A Chinese court has recently heard a landmark case on gay conversion therapy. Xiao Zhen (pseudonym), is currently suing a psychological clinic for around 10,000 RMB for subjecting him to electroshock therapy in order to “cure” his homosexuality.
The article reproduces the interview conducted by the Beijing Times with Xiao Zhen. In the interview, he recounts his family background, how he finally accepted his homosexuality only at 27 and found his true love in Beijing, and also how he searched for and went to a Chongqing psychological clinic for gay conversion therapy at the behest of his parents. Consultation rates are charged at the clinic at 500 RMB per hour and subsequent thrice-weekly sessions totalling around 30,000 RMB are required.
Having received one treatment during which he was electroshocked, Xiao Zhen stopped the treatment and returned to Beijing. His experience spurred his circle of friends to investigate the treatment and the clinic, gathering evidence which showed the ineffectiveness of the treatment and that the clinic’s practising certificate was fake. The findings convinced Xiao Zhen to file a lawsuit against the clinic to make his experience a representative case and to bring attention to the issue. He is also suing Baidu as he feels Baidu has a moral duty to filter search results and verify the practising certificates of clinics. This is the first documented court case in China in relation to homosexuality treatment, with the court expected to reach a decision in one months’ time.

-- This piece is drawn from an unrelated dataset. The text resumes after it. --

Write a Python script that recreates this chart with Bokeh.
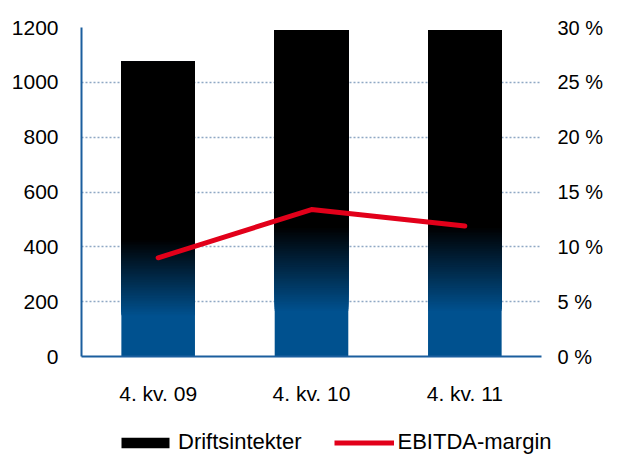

In the interview, Xiao Zhen also expresses the opinion that homosexuality still faces fierce opposition from both family and society, and that views still remain conservative even among the younger generation. He hopes but is less optimistic that society will eventually accept homosexuality as intrinsic rather than as a product of environmental influences.
Hospitals and clinics contacted by the paper had differing opinions on whether homosexuality could be treated, with some still offering treatments for potential patients. The paper also conducted interviews with psychologists, who expressed that homosexuality should no longer be perceived as a mental disorder, having already been removed from its classification as one from the China Psychiatric Association guidelines.